Server freezing
So recently I can't get anything printed. The Raspi pi server freezes, and shows all printers as "not connected" and I have to shut down. The other day it did it after a 3 day print was 80% in, and today after only a few hours. The first time was one printer running, today was 2 and they both just stopped. Touchscreen wouldn't respond, and I had to restart the server, therefore ruining the prints.
I haven't changed anything since using it successfully multiple times. I can't figure out what the cause is.
So where do I look for clues here? I'm assuming there is a log file? I need to figure this out for obvious reasons. Not going to start another print that's going to fail.
I haven't changed anything since using it successfully multiple times. I can't figure out what the cause is.
So where do I look for clues here? I'm assuming there is a log file? I need to figure this out for obvious reasons. Not going to start another print that's going to fail.
Comments
In logs of printer you see server.log where disconnections of printers are logged and syslog (/var/log/syslog) which is linux log file and can also contain data about problems. For prints you need to have enabled logging before which can be done in same screen.
Also have a look at the bolt icon if you might have power problems. When it is not white any more check if linux had underpower in past. When that happens linux might disconnect usb ports.
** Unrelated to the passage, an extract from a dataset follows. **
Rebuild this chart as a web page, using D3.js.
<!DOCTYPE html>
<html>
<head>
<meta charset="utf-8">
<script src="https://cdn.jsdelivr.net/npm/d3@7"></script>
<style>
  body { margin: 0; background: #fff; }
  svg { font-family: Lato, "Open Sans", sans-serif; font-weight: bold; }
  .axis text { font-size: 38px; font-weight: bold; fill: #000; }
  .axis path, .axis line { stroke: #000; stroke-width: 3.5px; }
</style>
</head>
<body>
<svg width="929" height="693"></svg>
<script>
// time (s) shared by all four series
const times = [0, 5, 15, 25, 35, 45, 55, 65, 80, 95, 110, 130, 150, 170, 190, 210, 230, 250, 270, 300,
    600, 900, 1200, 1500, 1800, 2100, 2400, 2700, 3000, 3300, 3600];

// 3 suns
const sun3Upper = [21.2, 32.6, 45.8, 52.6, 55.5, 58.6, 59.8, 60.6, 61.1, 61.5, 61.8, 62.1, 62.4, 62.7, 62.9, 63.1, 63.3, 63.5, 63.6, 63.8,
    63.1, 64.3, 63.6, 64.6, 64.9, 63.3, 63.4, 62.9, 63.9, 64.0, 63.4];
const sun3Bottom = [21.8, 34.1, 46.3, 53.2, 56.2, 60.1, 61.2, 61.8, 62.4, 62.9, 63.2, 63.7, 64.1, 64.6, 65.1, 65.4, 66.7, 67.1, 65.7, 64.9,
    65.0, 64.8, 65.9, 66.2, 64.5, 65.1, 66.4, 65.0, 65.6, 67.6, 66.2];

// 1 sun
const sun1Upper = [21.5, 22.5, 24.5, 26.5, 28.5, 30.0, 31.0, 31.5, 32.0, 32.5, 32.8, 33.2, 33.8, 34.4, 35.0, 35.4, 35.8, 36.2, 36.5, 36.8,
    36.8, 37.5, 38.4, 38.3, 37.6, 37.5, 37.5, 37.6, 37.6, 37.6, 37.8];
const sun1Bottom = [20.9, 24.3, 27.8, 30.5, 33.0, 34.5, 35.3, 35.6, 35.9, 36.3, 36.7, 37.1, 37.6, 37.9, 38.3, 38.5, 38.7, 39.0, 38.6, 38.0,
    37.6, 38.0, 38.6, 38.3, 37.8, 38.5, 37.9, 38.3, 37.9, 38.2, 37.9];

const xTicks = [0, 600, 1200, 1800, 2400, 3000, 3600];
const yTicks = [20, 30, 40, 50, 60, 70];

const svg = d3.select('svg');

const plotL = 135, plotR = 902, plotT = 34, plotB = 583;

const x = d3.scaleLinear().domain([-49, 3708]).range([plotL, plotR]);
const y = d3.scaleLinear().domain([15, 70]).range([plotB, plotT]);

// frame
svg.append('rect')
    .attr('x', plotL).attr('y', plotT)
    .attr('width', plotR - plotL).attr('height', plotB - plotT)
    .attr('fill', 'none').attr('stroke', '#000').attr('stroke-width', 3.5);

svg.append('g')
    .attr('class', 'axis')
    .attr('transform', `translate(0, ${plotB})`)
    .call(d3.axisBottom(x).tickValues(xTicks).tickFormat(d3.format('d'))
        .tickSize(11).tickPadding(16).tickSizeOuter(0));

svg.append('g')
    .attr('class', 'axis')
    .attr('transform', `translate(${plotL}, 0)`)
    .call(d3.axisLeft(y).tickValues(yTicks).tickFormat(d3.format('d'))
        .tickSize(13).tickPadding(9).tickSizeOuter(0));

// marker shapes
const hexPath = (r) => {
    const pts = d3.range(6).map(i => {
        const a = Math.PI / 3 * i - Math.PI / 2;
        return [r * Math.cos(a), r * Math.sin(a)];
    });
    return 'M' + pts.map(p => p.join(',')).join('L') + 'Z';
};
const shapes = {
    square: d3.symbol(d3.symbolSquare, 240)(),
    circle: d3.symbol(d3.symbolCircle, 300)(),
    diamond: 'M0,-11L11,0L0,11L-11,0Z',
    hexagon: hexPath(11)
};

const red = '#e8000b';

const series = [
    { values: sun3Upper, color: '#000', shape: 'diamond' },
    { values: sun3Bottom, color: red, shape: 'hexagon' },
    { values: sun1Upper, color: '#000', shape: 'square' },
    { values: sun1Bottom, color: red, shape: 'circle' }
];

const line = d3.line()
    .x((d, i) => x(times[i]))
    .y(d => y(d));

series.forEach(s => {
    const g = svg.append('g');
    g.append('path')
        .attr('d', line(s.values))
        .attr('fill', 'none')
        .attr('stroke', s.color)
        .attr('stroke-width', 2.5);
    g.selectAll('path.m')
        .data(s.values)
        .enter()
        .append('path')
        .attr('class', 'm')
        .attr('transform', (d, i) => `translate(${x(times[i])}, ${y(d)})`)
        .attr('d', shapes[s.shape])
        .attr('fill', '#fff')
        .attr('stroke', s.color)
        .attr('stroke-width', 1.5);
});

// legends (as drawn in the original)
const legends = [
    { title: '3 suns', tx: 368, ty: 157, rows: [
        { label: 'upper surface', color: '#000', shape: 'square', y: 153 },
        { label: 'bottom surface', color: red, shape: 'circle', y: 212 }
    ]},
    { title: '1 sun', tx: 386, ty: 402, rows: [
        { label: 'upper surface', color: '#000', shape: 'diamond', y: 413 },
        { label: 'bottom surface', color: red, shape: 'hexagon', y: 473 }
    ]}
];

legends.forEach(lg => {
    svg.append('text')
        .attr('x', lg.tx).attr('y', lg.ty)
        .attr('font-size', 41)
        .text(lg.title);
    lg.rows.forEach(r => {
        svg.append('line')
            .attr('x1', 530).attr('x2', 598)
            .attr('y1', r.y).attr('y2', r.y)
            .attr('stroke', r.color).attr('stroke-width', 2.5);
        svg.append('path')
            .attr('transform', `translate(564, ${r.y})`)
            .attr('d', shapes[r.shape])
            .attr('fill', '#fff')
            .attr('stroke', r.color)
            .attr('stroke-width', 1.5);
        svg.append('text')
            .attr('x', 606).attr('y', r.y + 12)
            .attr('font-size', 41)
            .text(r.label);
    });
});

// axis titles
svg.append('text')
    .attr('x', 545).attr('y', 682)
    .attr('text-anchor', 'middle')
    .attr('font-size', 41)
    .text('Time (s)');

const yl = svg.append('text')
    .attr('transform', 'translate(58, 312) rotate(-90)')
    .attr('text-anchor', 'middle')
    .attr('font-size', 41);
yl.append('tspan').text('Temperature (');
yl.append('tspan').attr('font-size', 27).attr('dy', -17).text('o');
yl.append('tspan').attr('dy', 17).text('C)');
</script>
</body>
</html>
There is a option in serial config to continue after fast reconnect. Just for that case when linux did a disconnect we can not prevent it would continue without resetting (if driver allows it).
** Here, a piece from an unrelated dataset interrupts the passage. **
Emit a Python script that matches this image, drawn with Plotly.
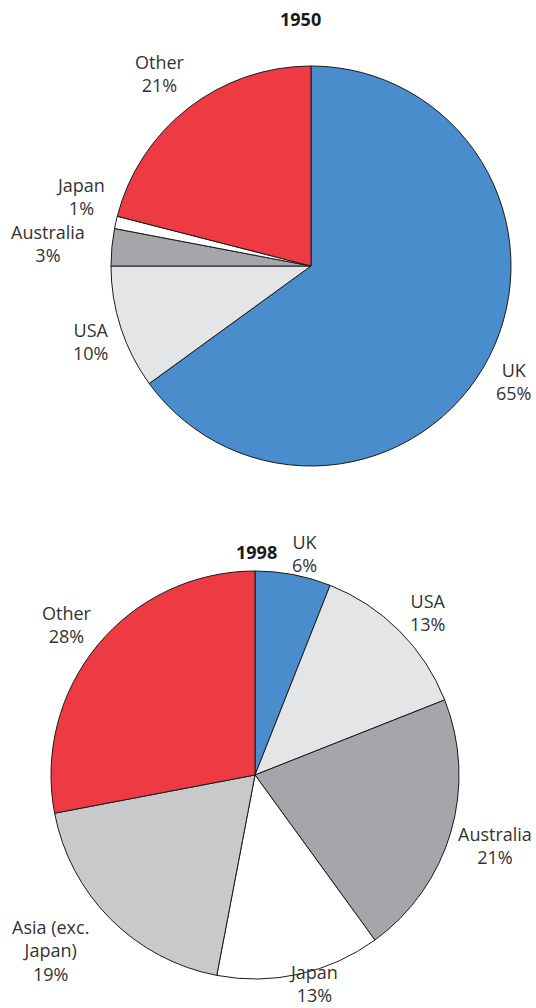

If you can, login via ssh when it happens to check what is going on. Or to see a problem arising connect before when testing and run "top" to see cpu/memory usage and the most consuming parts. Might also give an answer.
Some printers allow a dry run mode where heaters to not run for testing without loosing filament:
M111 S14
would enable it if supported. Or you slice without extrusion for testing (temperature 0, flow factor 0 might work. Or use Mach 3 firmware style so extrusion is on letter A and ignored.).
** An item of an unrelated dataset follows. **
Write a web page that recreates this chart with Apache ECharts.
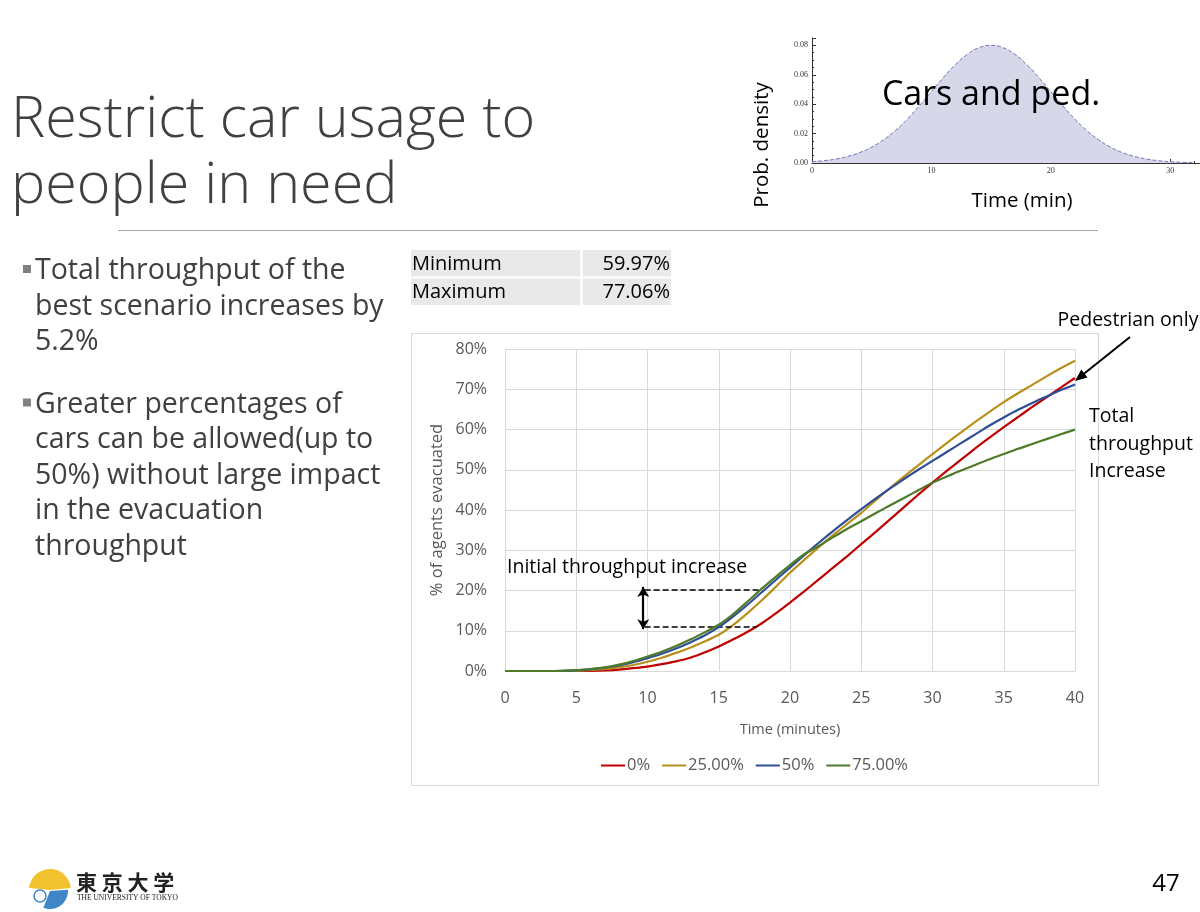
<!DOCTYPE html>
<html>
<head>
<meta charset="utf-8">
<script src="https://cdn.jsdelivr.net/npm/echarts@6/dist/echarts.min.js"></script>
<style>
html, body { margin: 0; padding: 0; background: #fff; }
#slide { width: 1200px; height: 912px; }
</style>
</head>
<body>
<div id="slide"></div>
<script>
// time axis (minutes) shared by the four scenarios
const times = [0, 1, 2, 3, 4, 5, 6, 7, 8, 9, 10, 11, 12, 13, 14, 15, 16, 17, 18, 19, 20,
  21, 22, 23, 24, 25, 26, 27, 28, 29, 30, 31, 32, 33, 34, 35, 36, 37, 38, 39, 40];

// % of agents evacuated
const pct0 = [0, 0, 0, 0, 0, 0, 0.05, 0.15, 0.35, 0.7, 1.1, 1.7, 2.4, 3.3, 4.6, 6.1, 7.8, 9.7, 11.8, 14.3,
  17.0, 19.8, 22.7, 25.6, 28.5, 31.5, 34.5, 37.6, 40.7, 43.8, 46.8, 49.7, 52.5, 55.3, 58.0, 60.6, 63.1, 65.6, 68.0, 70.4, 72.8];
const pct25 = [0, 0, 0, 0, 0, 0.05, 0.2, 0.5, 0.9, 1.5, 2.3, 3.3, 4.5, 5.8, 7.3, 9.0, 11.4, 14.3, 17.5, 20.9,
  24.4, 27.6, 30.7, 33.7, 36.5, 39.3, 42.4, 45.4, 48.3, 51.1, 53.9, 56.6, 59.3, 61.9, 64.4, 66.8, 69.0, 71.1, 73.2, 75.2, 77.06];
const pct50 = [0, 0, 0, 0, 0.05, 0.15, 0.4, 0.8, 1.4, 2.2, 3.2, 4.3, 5.6, 7.1, 8.8, 10.9, 13.5, 16.4, 19.5, 22.6,
  25.7, 28.8, 31.8, 34.7, 37.5, 40.2, 42.8, 45.3, 47.7, 50.0, 52.2, 54.4, 56.6, 58.8, 61.0, 63.0, 64.9, 66.6, 68.2, 69.8, 71.2];
const pct75 = [0, 0, 0, 0, 0.05, 0.2, 0.5, 0.9, 1.6, 2.5, 3.6, 4.8, 6.2, 7.8, 9.6, 11.5, 14.1, 17.2, 20.4, 23.4,
  26.3, 29.0, 31.0, 33.2, 35.3, 37.2, 39.2, 41.1, 43.0, 44.9, 46.8, 48.3, 49.8, 51.2, 52.6, 53.9, 55.2, 56.4, 57.6, 58.8, 59.97];

const seriesNames = ["0%", "25.00%", "50%", "75.00%"];
const seriesColors = ["#C00000", "#B8901A", "#2E4E96", "#4E7A2A"];
const seriesValues = [pct0, pct25, pct50, pct75];

// inset: arrival time density (cars and ped.)
const densT = [0, 1, 2, 3, 4, 5, 6, 7, 8, 9, 10, 11, 12, 13, 14, 15, 16, 17, 18, 19, 20,
  21, 22, 23, 24, 25, 26, 27, 28, 29, 30, 31, 32];
const densV = [0.0009, 0.0016, 0.0027, 0.0045, 0.0071, 0.0108, 0.0158, 0.0222, 0.0300, 0.0390, 0.0485,
  0.0581, 0.0668, 0.0738, 0.0784, 0.0800, 0.0784, 0.0738, 0.0668, 0.0581, 0.0485,
  0.0390, 0.0300, 0.0222, 0.0158, 0.0108, 0.0071, 0.0045, 0.0027, 0.0016, 0.0009, 0.0005, 0.0002];

// min / max table
const tableRows = ["Minimum", "Maximum"];
const tableVals = ["59.97%", "77.06%"];

const bullets = [
  ["Total throughput of the", "best scenario increases by", "5.2%"],
  ["Greater percentages of", "cars can be allowed(up to", "50%) without large impact", "in the evacuation", "throughput"]
];

const chart = echarts.init(document.getElementById("slide"));

const font = '"Open Sans", "Noto Sans", sans-serif';
const gray = "#595959";

function txt(x, y, text, size, opts) {
  opts = opts || {};
  return {
    type: "text",
    x: x,
    y: y,
    z: 20,
    rotation: opts.rotation || 0,
    style: {
      text: text,
      font: (opts.weight || "normal") + " " + size + "px " + (opts.family || font),
      fill: opts.color || "#404040",
      textAlign: opts.align || "left",
      textVerticalAlign: "middle",
    },
  };
}

const graphics = [];

// chart frame
graphics.push({
  type: "rect",
  z: -10,
  shape: { x: 411.5, y: 333.5, width: 687, height: 452 },
  style: { fill: "#fff", stroke: "#d9d9d9", lineWidth: 1 },
});

// title + rule
graphics.push(txt(11, 121, "Restrict car usage to", 57.5, { weight: 300 }));
graphics.push(txt(11, 187, "people in need", 57.5, { weight: 300 }));
graphics.push({
  type: "line",
  shape: { x1: 118, y1: 230.5, x2: 1098, y2: 230.5 },
  style: { stroke: "#a6a6a6", lineWidth: 1 },
});

// bullets
let by = 271;
bullets.forEach((b) => {
  graphics.push({
    type: "rect",
    shape: { x: 23, y: by - 6, width: 8, height: 8 },
    style: { fill: "#808080" },
  });
  b.forEach((line) => {
    graphics.push(txt(35, by, line, 28.5));
    by += 35.5;
  });
  by += 27;
});

// table
tableRows.forEach((r, i) => {
  const y0 = 250 + i * 28.5;
  graphics.push({ type: "rect", shape: { x: 411, y: y0, width: 169, height: 26.5 }, style: { fill: "#e9e9e9" } });
  graphics.push({ type: "rect", shape: { x: 583, y: y0, width: 88, height: 26.5 }, style: { fill: "#e9e9e9" } });
  graphics.push(txt(412, y0 + 14, r, 20, { color: "#000" }));
  graphics.push(txt(670, y0 + 14, tableVals[i], 20, { color: "#000", align: "right" }));
});

// annotations on the main chart
graphics.push(txt(1128, 320, "Pedestrian only", 19.5, { color: "#000", align: "center" }));
graphics.push({ type: "line", z: 20, shape: { x1: 1130, y1: 337, x2: 1083, y2: 374.5 }, style: { stroke: "#000", lineWidth: 2 } });
graphics.push({ type: "polygon", z: 20, shape: { points: [[1075, 381], [1087.5, 377.4], [1081.3, 369.6]] }, style: { fill: "#000" } });
graphics.push(txt(1089, 416, "Total", 19.5, { color: "#000" }));
graphics.push(txt(1089, 444, "throughput", 19.5, { color: "#000" }));
graphics.push(txt(1089, 471, "Increase", 19.5, { color: "#000" }));
graphics.push(txt(507, 567, "Initial throughput increase", 19.5, { color: "#000" }));

// inset labels
graphics.push(txt(762, 145, "Prob. density", 20.5, { color: "#000", align: "center", rotation: Math.PI / 2 }));
graphics.push(txt(1022, 201, "Time (min)", 20.5, { color: "#000", align: "center" }));
graphics.push(txt(991, 95, "Cars and ped.", 34, { color: "#000", align: "center" }));

// logo
graphics.push({ type: "sector", shape: { cx: 50, cy: 890, r: 21, r0: 0, startAngle: Math.PI * 1.03, endAngle: Math.PI * 1.97 }, style: { fill: "#F2C12E" } });
graphics.push({ type: "sector", shape: { cx: 50, cy: 891, r: 18, r0: 0, startAngle: -Math.PI * 0.02, endAngle: Math.PI * 0.62 }, style: { fill: "#3F86C8" } });
graphics.push({ type: "circle", shape: { cx: 40, cy: 896, r: 6 }, style: { fill: "#fff", stroke: "#3F86C8", lineWidth: 1.5 } });
graphics.push(txt(76, 882, "東 京 大 学", 21, { color: "#222", family: '"Noto Sans CJK JP", sans-serif', weight: "bold" }));
graphics.push(txt(77, 898, "THE UNIVERSITY OF TOKYO", 7.5, { color: "#222", family: '"Liberation Serif", serif' }));

// page number
graphics.push(txt(1166, 884, "47", 24, { color: "#000", align: "center" }));

const mainSeries = seriesNames.map((name, k) => ({
  name: name,
  type: "line",
  xAxisIndex: 0,
  yAxisIndex: 0,
  data: times.map((t, i) => [t, seriesValues[k][i]]),
  smooth: 0.25,
  showSymbol: false,
  symbol: "none",
  lineStyle: { color: seriesColors[k], width: 2.2 },
  itemStyle: { color: seriesColors[k] },
  z: 3 + k,
}));

// dashed guides + double arrow of "Initial throughput increase"
mainSeries[0].markLine = {
  silent: true,
  animation: false,
  symbol: ["none", "none"],
  label: { show: false },
  lineStyle: { color: "#000", type: "dashed", width: 1.5 },
  data: [
    [{ coord: [9.8, 20.3] }, { coord: [17.9, 20.3] }],
    [{ coord: [9.8, 11.0] }, { coord: [17.65, 11.0] }],
    [
      { coord: [9.7, 20.9], symbol: "arrow", symbolSize: [9, 10], lineStyle: { type: "solid", width: 2.2 } },
      { coord: [9.7, 10.4], symbol: "arrow", symbolSize: [9, 10] },
    ],
  ],
};

chart.setOption({
  animation: false,
  textStyle: { fontFamily: font },
  graphic: graphics,
  legend: {
    data: seriesNames,
    left: 596,
    top: 752,
    icon: "rect",
    itemWidth: 24,
    itemHeight: 2,
    itemGap: 12,
    textStyle: { color: gray, fontSize: 16.5, fontFamily: font, padding: [0, 0, 0, -3] },
  },
  grid: [
    { left: 505, top: 349, width: 570, height: 322 },
    { left: 812, top: 38, width: 390, height: 125 },
  ],
  xAxis: [
    {
      type: "value",
      gridIndex: 0,
      min: 0,
      max: 40,
      interval: 5,
      axisLine: { lineStyle: { color: "#d9d9d9" } },
      axisTick: { show: false },
      splitLine: { lineStyle: { color: "#d9d9d9" } },
      axisLabel: { color: gray, fontSize: 16, margin: 19 },
      name: "Time (minutes)",
      nameLocation: "middle",
      nameGap: 51,
      nameTextStyle: { color: gray, fontSize: 14.5 },
    },
    {
      type: "value",
      gridIndex: 1,
      min: 0,
      max: 32.5,
      interval: 10,
      axisLine: { lineStyle: { color: "#333", width: 1 } },
      axisTick: { inside: true, length: 4, lineStyle: { color: "#333" } },
      minorTick: { show: true, splitNumber: 5, length: 2, lineStyle: { color: "#333" } },
      splitLine: { show: false },
      axisLabel: { color: "#333", fontSize: 8, margin: 4, fontFamily: '"Liberation Serif", serif', showMaxLabel: false },
    },
  ],
  yAxis: [
    {
      type: "value",
      gridIndex: 0,
      min: 0,
      max: 80,
      interval: 10,
      axisLine: { show: false },
      axisTick: { show: false },
      splitLine: { lineStyle: { color: "#d9d9d9" } },
      axisLabel: { color: gray, fontSize: 16, margin: 18, formatter: "{value}%" },
      name: "% of agents evacuated",
      nameLocation: "middle",
      nameGap: 59,
      nameTextStyle: { color: gray, fontSize: 16.5 },
    },
    {
      type: "value",
      gridIndex: 1,
      min: 0,
      max: 0.085,
      interval: 0.02,
      axisLine: { show: true, lineStyle: { color: "#333", width: 1 } },
      axisTick: { show: true, inside: true, length: 4, lineStyle: { color: "#333" } },
      minorTick: { show: true, splitNumber: 4, length: 2, lineStyle: { color: "#333" } },
      splitLine: { show: false },
      axisLabel: {
        color: "#333",
        fontSize: 8,
        margin: 4,
        fontFamily: '"Liberation Serif", serif',
        showMaxLabel: false,
        formatter: (v) => v.toFixed(2),
      },
    },
  ],
  series: mainSeries.concat([
    {
      type: "line",
      xAxisIndex: 1,
      yAxisIndex: 1,
      data: densT.map((t, i) => [t, densV[i]]),
      smooth: true,
      symbol: "none",
      lineStyle: { color: "#7070b8", width: 1, type: "dashed" },
      areaStyle: { color: "#d7d7ea", opacity: 1 },
      z: 2,
    },
  ]),
});
</script>
</body>
</html>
If you have a free sd card you can also directly install new image there to rule out the sd card problems which are hard to catch sometimes. Especially if it worked all well before it is the most likely reason when disk is not full then.
Below is a section of the server.log I believe shows something but I don't know what? At least it's where the last incident happened. By the way, "Lexa" and "Derby" are the 2 printers that were running. My granddaughter named them.
2021-05-06 19:30:43: error: Reading serial conection failed: End of file. Closing connection.
2021-05-06 19:30:43: error: Reading serial conection failed: End of file. Closing connection.
2021-05-06 19:30:43: Connection closed during print ... trying reconnect for 10 seconds to continue ...
2021-05-06 19:30:43: Port closed for Lexa
2021-05-06 19:30:43: Connection closed: Lexa
2021-05-06 19:30:43: Connection closed during print ... trying reconnect for 10 seconds to continue ...
2021-05-06 19:30:43: Port closed for Derby
2021-05-06 19:30:43: Connection closed: Derby
2021-05-06 19:45:49: Websocket opened
2021-05-06 19:45:58: Websocket opened
2021-05-06 19:46:05: Execute error response:Failed to query server: Refusing activation, D-Bus is shutting down.
You should also enable print logging sou you see when there is a problem. There are cases depending on your configuration where server will reconnect usb to fix possible hanging serial drivers. Normally you see a few seconds later in server.log that printer get reconnected. Did that happen here as well? That last line looks really strange and D-Bus is a linux communication system that is important, so if it shuts down it is a bad sign that linux has a problem if nothing later was logged.